_Requirements_
Every line below that mentions the word "chart" should be copied out.

_Material shown_
####
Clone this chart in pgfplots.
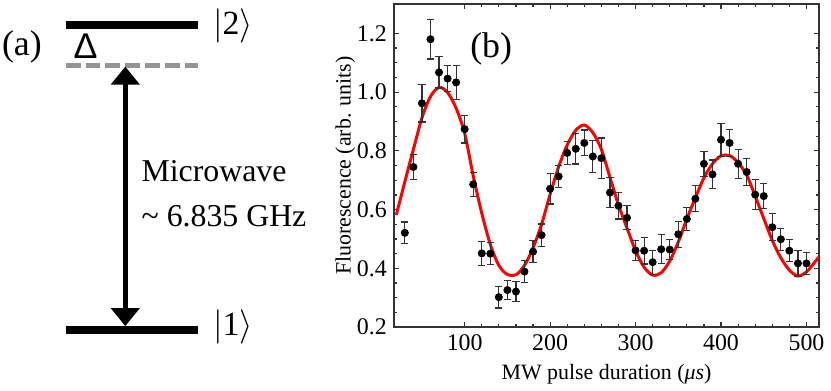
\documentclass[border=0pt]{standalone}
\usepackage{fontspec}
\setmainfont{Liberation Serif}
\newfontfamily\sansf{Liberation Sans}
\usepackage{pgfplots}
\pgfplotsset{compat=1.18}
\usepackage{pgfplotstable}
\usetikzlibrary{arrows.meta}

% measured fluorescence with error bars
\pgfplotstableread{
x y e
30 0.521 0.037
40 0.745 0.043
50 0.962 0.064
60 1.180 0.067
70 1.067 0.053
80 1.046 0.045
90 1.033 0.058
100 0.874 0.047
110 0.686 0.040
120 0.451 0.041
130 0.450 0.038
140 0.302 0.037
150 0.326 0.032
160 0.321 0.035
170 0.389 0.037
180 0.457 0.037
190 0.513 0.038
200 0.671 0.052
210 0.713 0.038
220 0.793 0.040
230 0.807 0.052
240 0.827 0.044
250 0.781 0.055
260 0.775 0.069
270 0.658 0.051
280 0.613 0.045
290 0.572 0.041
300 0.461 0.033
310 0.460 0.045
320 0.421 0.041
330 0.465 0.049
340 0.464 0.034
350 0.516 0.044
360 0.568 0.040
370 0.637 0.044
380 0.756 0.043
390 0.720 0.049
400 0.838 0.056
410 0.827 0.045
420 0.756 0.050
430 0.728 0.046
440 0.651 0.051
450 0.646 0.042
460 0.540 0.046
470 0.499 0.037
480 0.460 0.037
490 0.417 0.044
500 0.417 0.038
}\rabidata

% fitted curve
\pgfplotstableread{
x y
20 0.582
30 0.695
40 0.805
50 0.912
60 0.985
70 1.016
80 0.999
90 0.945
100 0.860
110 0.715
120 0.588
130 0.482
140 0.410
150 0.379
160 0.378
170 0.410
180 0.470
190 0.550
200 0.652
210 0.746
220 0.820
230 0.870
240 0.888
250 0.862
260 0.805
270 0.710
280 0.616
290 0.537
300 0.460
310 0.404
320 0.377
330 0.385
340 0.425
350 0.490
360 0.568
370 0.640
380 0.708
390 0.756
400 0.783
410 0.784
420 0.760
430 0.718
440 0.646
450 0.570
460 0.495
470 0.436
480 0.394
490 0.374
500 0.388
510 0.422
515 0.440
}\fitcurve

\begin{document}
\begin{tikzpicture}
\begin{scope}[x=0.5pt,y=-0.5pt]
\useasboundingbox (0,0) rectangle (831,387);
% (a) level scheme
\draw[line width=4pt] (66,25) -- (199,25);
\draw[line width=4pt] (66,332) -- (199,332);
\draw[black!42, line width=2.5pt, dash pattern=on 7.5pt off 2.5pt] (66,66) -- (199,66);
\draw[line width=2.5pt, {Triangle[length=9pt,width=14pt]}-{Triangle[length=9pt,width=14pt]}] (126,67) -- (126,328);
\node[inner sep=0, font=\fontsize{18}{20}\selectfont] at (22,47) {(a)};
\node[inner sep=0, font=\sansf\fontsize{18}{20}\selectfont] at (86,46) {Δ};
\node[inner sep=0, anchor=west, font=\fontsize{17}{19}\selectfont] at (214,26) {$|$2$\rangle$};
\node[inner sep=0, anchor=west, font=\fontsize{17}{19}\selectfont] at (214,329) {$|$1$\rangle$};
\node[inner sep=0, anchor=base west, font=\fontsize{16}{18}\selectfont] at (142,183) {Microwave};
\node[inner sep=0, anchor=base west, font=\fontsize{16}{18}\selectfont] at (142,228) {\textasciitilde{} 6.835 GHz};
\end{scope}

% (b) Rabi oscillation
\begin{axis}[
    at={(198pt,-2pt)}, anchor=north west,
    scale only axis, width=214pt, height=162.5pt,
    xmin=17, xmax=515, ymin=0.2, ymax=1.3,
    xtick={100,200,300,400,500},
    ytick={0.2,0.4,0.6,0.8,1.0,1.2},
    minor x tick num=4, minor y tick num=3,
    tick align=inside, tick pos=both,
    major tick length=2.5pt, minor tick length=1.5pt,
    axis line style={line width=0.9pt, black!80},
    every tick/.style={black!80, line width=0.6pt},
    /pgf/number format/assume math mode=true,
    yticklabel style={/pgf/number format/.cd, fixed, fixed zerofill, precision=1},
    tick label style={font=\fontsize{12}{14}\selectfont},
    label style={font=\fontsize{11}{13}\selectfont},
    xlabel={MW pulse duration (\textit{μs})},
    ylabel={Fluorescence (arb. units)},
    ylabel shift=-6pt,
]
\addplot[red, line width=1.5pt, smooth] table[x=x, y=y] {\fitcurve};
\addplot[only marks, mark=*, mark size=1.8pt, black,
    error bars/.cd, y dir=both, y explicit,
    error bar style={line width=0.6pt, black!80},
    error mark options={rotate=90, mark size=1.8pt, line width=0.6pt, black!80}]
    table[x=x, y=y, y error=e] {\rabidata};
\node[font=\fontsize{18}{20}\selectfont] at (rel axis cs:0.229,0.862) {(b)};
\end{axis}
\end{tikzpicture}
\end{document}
####
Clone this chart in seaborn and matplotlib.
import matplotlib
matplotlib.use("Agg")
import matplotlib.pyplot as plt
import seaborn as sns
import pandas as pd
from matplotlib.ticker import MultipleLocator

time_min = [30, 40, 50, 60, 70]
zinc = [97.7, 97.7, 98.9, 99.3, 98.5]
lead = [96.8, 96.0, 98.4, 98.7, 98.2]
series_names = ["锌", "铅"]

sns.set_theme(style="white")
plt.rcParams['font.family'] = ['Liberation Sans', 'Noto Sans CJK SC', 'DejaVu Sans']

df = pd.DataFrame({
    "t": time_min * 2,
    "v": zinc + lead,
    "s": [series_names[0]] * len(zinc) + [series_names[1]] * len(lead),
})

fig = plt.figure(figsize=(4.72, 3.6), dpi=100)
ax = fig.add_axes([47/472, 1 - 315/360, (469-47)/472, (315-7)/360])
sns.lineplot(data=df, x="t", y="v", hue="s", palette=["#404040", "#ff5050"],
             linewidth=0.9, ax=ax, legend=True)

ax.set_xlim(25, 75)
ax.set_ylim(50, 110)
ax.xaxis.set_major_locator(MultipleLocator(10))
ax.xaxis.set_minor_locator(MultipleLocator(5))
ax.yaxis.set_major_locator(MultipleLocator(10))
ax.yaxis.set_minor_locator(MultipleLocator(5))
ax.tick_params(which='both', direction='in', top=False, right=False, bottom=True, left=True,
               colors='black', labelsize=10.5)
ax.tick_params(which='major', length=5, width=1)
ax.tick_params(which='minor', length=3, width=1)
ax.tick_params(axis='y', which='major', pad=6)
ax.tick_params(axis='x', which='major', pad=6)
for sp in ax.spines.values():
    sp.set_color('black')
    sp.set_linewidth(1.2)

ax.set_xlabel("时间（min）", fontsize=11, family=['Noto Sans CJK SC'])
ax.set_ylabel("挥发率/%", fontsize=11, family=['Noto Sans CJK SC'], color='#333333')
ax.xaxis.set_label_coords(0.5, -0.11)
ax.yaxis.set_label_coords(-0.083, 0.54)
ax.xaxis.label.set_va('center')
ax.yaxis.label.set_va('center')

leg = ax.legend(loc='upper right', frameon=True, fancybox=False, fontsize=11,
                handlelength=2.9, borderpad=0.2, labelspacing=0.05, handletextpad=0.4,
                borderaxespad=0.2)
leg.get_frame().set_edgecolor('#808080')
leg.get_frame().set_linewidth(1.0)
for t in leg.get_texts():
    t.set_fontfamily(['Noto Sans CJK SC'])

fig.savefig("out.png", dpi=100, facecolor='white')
####
_The completed task_
Clone this chart in pgfplots.
Clone this chart in seaborn and matplotlib.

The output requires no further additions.